De verklaringen van de getuigen [getuige 1] en [getuige 2] bevatten ten opzichte van de door hen in eerste aanleg afgelegde getuigenverklaringen geen nieuwe concrete feiten of omstandigheden die kunnen bijdragen tot het tegenbewijs waartoe VDL is toegelaten. Uit hun verklaringen blijkt dat er verschil van inzicht was over de toepassing van de 10% vergoeding, die is vermeld in artikel 6 van de Overeenkomst van 11 februari 2011, voor de subsidieaanvragen E450EDL en E450LMDAP maar er blijkt niet uit dat dit ten aanzien van die subsidieaanvragen tot een bepaald resultaat heeft geleid. Zij verklaren dat tegenover [appellant] geen toezegging is gedaan voor toepassing van die vergoedingsmaatstaf, maar dat betekent niet dat die eenmaal overeengekomen maatstaf toepassing miste.

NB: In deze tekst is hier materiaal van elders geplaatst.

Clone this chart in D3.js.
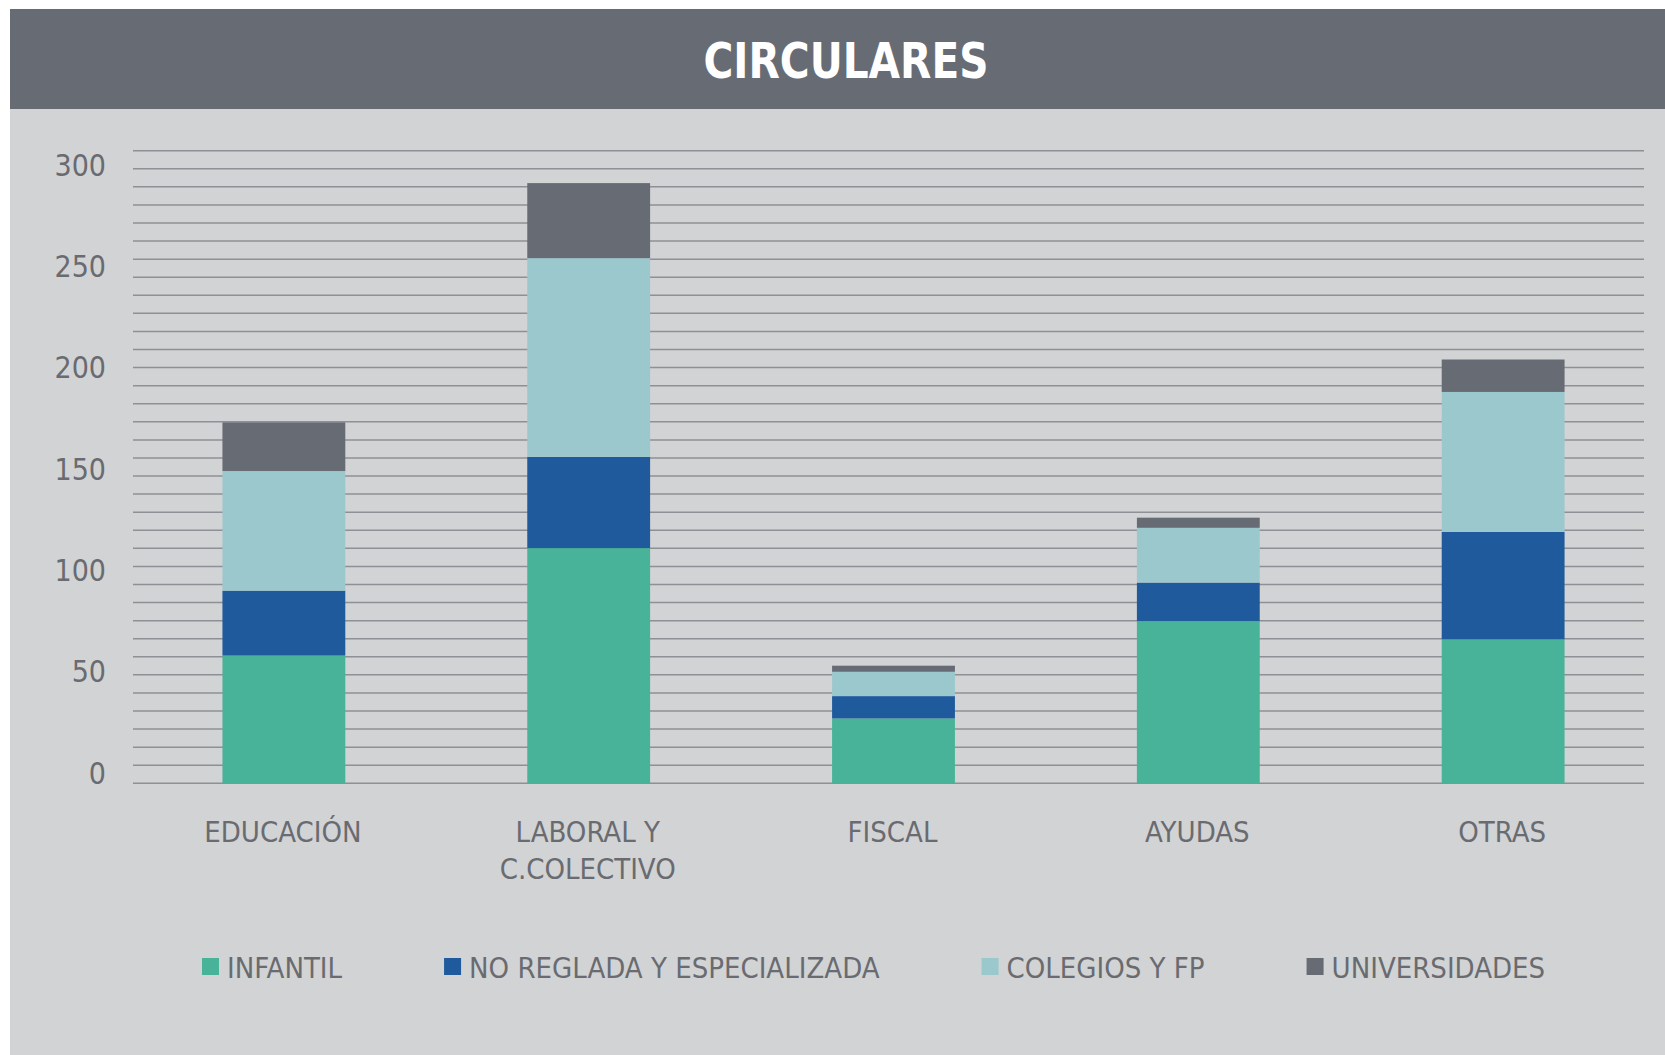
<!DOCTYPE html>
<html lang="es">
<head>
<meta charset="UTF-8">
<title>Circulares</title>
<script src="https://d3js.org/d3.v7.min.js"></script>
<style>
  body { margin: 0; background: #ffffff; }
  svg text { font-family: "DejaVu Sans Condensed", "Liberation Sans Narrow", "Roboto", sans-serif; }
</style>
</head>
<body>
<svg id="chart" width="1665" height="1055"></svg>
<script>
// data
var categories = ["EDUCACIÓN", "LABORAL Y\nC.COLECTIVO", "FISCAL", "AYUDAS", "OTRAS"];
var seriesNames = ["INFANTIL", "NO REGLADA Y ESPECIALIZADA", "COLEGIOS Y FP", "UNIVERSIDADES"];
var infantil      = [63, 116, 32, 80, 71];
var noReglada     = [32, 45, 11, 19, 53];
var colegios      = [59, 98, 12, 27, 69];
var universidades = [24, 37, 3, 5, 16];
var yTicks = [0, 50, 100, 150, 200, 250, 300];
var colors = ["#48b399", "#1f5a9d", "#9bc8cd", "#676b74"];

var svg = d3.select("#chart"),
  width = +svg.attr("width"),
  height = +svg.attr("height");

var textColor = "#696b70";

// background panel and title band
svg.append("rect").attr("x", 10).attr("y", 9).attr("width", width - 10).attr("height", height - 9).attr("fill", "#d2d3d5");
svg.append("rect").attr("x", 10).attr("y", 9).attr("width", width - 10).attr("height", 100).attr("fill", "#676b74");
svg.append("text")
  .attr("x", 846).attr("y", 78)
  .attr("text-anchor", "middle")
  .attr("fill", "#ffffff")
  .attr("font-size", 50)
  .attr("font-weight", "bold")
  .attr("textLength", 285)
  .attr("lengthAdjust", "spacingAndGlyphs")
  .text("CIRCULARES");

// build rows for the stack
var rows = categories.map(function(c, i) {
  var r = { cat: c };
  r[seriesNames[0]] = infantil[i];
  r[seriesNames[1]] = noReglada[i];
  r[seriesNames[2]] = colegios[i];
  r[seriesNames[3]] = universidades[i];
  return r;
});
var stacked = d3.stack().keys(seriesNames)(rows);

var x = d3.scaleBand()
  .domain(categories)
  .range([131, 1656])
  .paddingInner(0.597)
  .paddingOuter(0.3);

var y = d3.scaleLinear()
  .domain([0, 300])
  .range([783.3, 175]);

// decorative thin rules behind the bars
var grid = d3.scaleLinear().domain([0, 35]).range([783.3, 150.7]);
svg.append("g")
  .selectAll("line")
  .data(d3.range(36))
  .enter()
  .append("line")
    .attr("x1", 133).attr("x2", 1644)
    .attr("y1", function(d) { return grid(d); })
    .attr("y2", function(d) { return grid(d); })
    .attr("stroke", "#8e9095")
    .attr("stroke-width", 1.5);

// y axis labels (baseline sits on the value)
var yAxis = d3.axisLeft(y).tickValues(yTicks).tickSize(0).tickPadding(0);
var gy = svg.append("g").attr("transform", "translate(106,0)").call(yAxis);
gy.select(".domain").remove();
gy.selectAll("text")
  .attr("dy", 0)
  .attr("fill", textColor)
  .attr("font-size", 30)
  .style("font-family", null);

// bars
svg.append("g")
  .selectAll("g")
  .data(stacked)
  .enter()
  .append("g")
    .attr("fill", function(d, i) { return colors[i]; })
  .selectAll("rect")
  .data(function(d) { return d; })
  .enter()
  .append("rect")
    .attr("x", function(d) { return x(d.data.cat); })
    .attr("y", function(d) { return y(d[1]); })
    .attr("height", function(d) { return y(d[0]) - y(d[1]); })
    .attr("width", x.bandwidth());

// category labels
var xAxis = d3.axisBottom(x).tickSize(0).tickPadding(0).tickFormat(function() { return ""; });
var gx = svg.append("g").attr("transform", "translate(-1,842)").call(xAxis);
gx.select(".domain").remove();
gx.selectAll(".tick text").each(function(d) {
  var t = d3.select(this)
    .attr("y", 0).attr("dy", 0)
    .attr("fill", textColor)
    .attr("font-size", 29)
    .style("font-family", null);
  d.split("\n").forEach(function(line, k) {
    t.append("tspan").attr("x", 0).attr("y", k * 37.3).text(line);
  });
});

// legend, laid out left to right
var legend = svg.append("g");
var lx = 202;
seriesNames.forEach(function(name, i) {
  legend.append("rect")
    .attr("x", lx).attr("y", 958)
    .attr("width", 17).attr("height", 17)
    .attr("fill", colors[i]);
  var t = legend.append("text")
    .attr("x", lx + 25).attr("y", 978)
    .attr("fill", textColor)
    .attr("font-size", 29)
    .text(name);
  lx = lx + 25 + t.node().getComputedTextLength() + 102;
});
</script>
</body>
</html>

Getuige [manager in dienst van VDL, ETG ] heeft onder meer verklaard:
“Ik ben niet betrokken geweest bij het maken van afspraken tussen de heer [appellant] en VDL wat betreft de subsidieaanvragen waar het hierover gaat. Ik ben wel de heer [appellant] 2x tegengekomen in het project E450LMDAP. Ik weet niets over een afrekening van dit project. Ik weet evenmin iets over een 10% regeling.”
Hetgeen deze getuige verder heeft verklaard betreft de gang van zaken bij de uitvoering van de subsidieaanvraag E450LMDAP en meer in het bijzonder de volgens hem beperkte hoeveelheid werk die [appellant] daarvoor heeft verricht. Dat laatste betreft evenwel niet de kwestie waar het bij de (tegen)bewijsopdracht om gaat, nu de Overeenkomst waar [appellant] zich op baseert op dat punt geen differentiatie kent.
Getuige [controller in dienst van VDL Nederland] heeft onder meer verklaard:
“Ik ken het contract dat met de heer [appellant] is afgesloten. Door mij zijn geen afspraken gemaakt die van dat contract afwijken. Ik weet niet of andere in de bedrijf zo’n afwijkende afspraak heb gemaakt, maar ik heb hier verder ook met niemand over gesproken. Ik wist van het conflict met de heer [appellant] , maar ik heb nooit met hem daarover gesproken.”
Hetgeen deze getuige verder heeft verklaard, betreft het project SILVER en de relatie tussen dat project en het project Greenfab. Zijn verklaring over deze aangelegenheid biedt echter geen bijdrage aan het tegenbewijs zoals in het tussenarrest van 22 augustus 2017 is opgenomen.
[appellant] heeft in zijn getuigenverklaring onder meer betwist hetgeen getuige [getuige 2] heeft verklaard over de werkwijze bij de verschillende projecten. Verder verklaart hij:
“Ik heb niet iets anders dan de 10 % regeling afgesproken met VDL over de ENIAC subsidies.”
De producties die VDL voorafgaand aan het getuigenverhoor heeft ingebracht betreffen documenten over de subsidieaanvragen en afschriften van de tussen de verschillende betrokkenen gevoerde (e-mail)correspondentie. Door VDL is niet, en in ieder geval: niet voldoende, toegelicht in hoeverre deze stukken bijdragen aan het tegenbewijs.
Dit alles overziende is het VDL niet is geslaagd in het tegenbewijs zoals opgenomen in het tussenarrest van 22 augustus 2017.